I’m afraid much of our disciple-making is too short-sighted and even self-centred. What might change in the health of our churches and in the telescopic influence of our fellowships if we took Paul’s words seriously? What if we looked for the long-term fruit of our ministries in what three generations of disciples hence are doing with the gospel we’ve nurtured them on?

To be sure, this requires a decentralizing of the way we think about church and even a reorganizing around what demands primary attention, but it may make for greater kingdom impact in our cities and side roads. It may inspire another Mandela. It may lead to another lazy afternoon conversation that warms the heart and inspires the soul.

Monday, October 17, 2011

What Are They Looking For?

If you could choose a church from scratch, what would it look like? Much of our angst about being the church seems rooted in our desire to look good. Are we a fellowship providing what people want? Do we roll out the programs and splashy events people will flock to? Are our buildings comfy, our coffee organic, our bulletin font trendy, and our preaching happily short to match our attention spans that can somehow stay dialed in to a two-hour movie, but can’t seem to endure a half-hour soak in the Word of God?

The fearful reality is that the only people who seem concerned about these questions are already church folk. Reginald Bibby, the noted Canadian sociologist who tracks religious and social trends, recently pointed out that, contrary to the very low percentage of the population that attends weekly worship, upwards of 50 percent of Canadians would be ready to engage in the life of a church if they found it worthwhile.

That sounds encouraging. But before we run off to repaint the lobby to look like Starbucks, Bibby points out, “People are not looking for churches. People are looking for ministry.” In short, people are not searching the Yellow Pages looking for something they can spiritually consume; they are yearning to be participants in something greater than themselves, something more grand than a mall shopping spree. Does the church of your liking engage in this?

It should send a tremor through our committee meetings if most of the things we bluster about are focused on answering questions no one is asking. Could it be that much of what we’re worried about is primarily geared at making ourselves happy? Could all our agonizing over what will make people want to join us only result in sheep shuffling from a passé-church to a popular-church?

Seriously, when was the last time your church grew through the conversion of those from the wider culture, rather than the transfer of sheep from another fold? Could it be that we’re gleefully engaging in unholy competition with our Christian brothers and sisters who meet down the road, rather than passionately initiating attractive transformational ministry of kingdom grandeur? Could it be that much of what we do as churches is unconsciously un-Christian, founded almost entirely in our view of the spiritual seeker as a dumb consumer, and not as a parched, searching soul who thirsts for meaning, significance and hope?

Why do we who grumble about the shopaholic reality of our culture still go and shape our churches as if that’s what people really want? What if people still haven’t found what they’re looking for because we’ve hidden the pearl of great price? Perhaps, to our great shame, we have misread the lingering image of God in our neighbours, whose hearts pound to join in the beat of eternity?

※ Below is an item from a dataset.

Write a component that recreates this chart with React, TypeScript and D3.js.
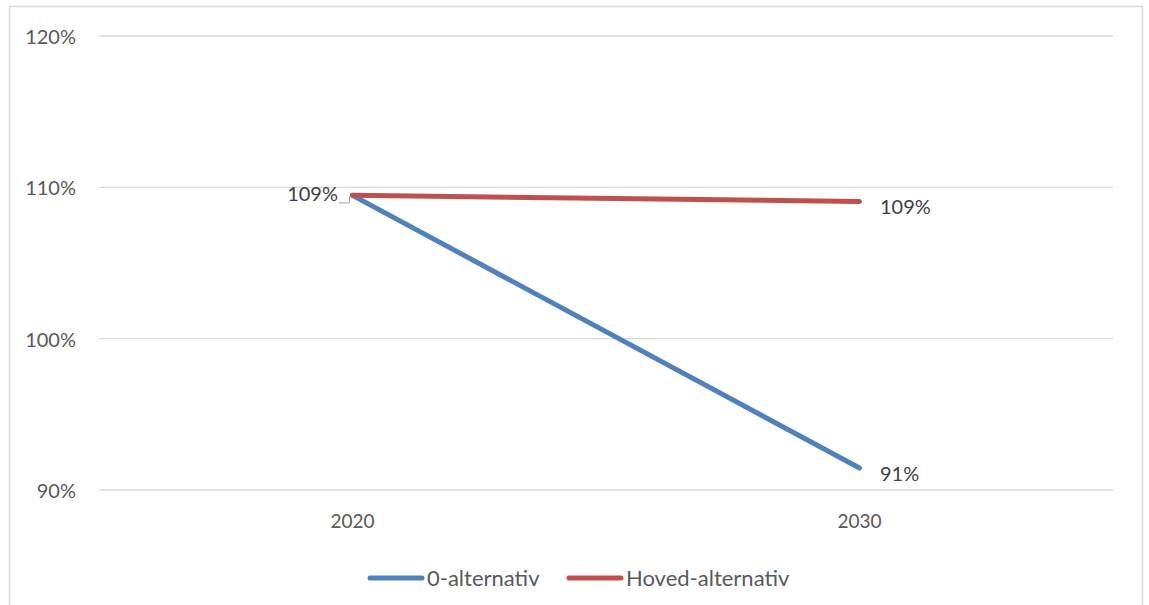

I have to confess that these thoughts disturb me. As a pastor, I continually find myself caught between people clamoring for the church life they’ve always wanted and these realities. If I read between the lines, however, I can’t help but think that most church people actually hunger for that same participation in meaningful ministry—in kingdom adventure. So why are we so reluctant to just say it? Why are we so hesitant to simply allow ourselves to go there? And what will it take for us to convert from church people to kingdom people?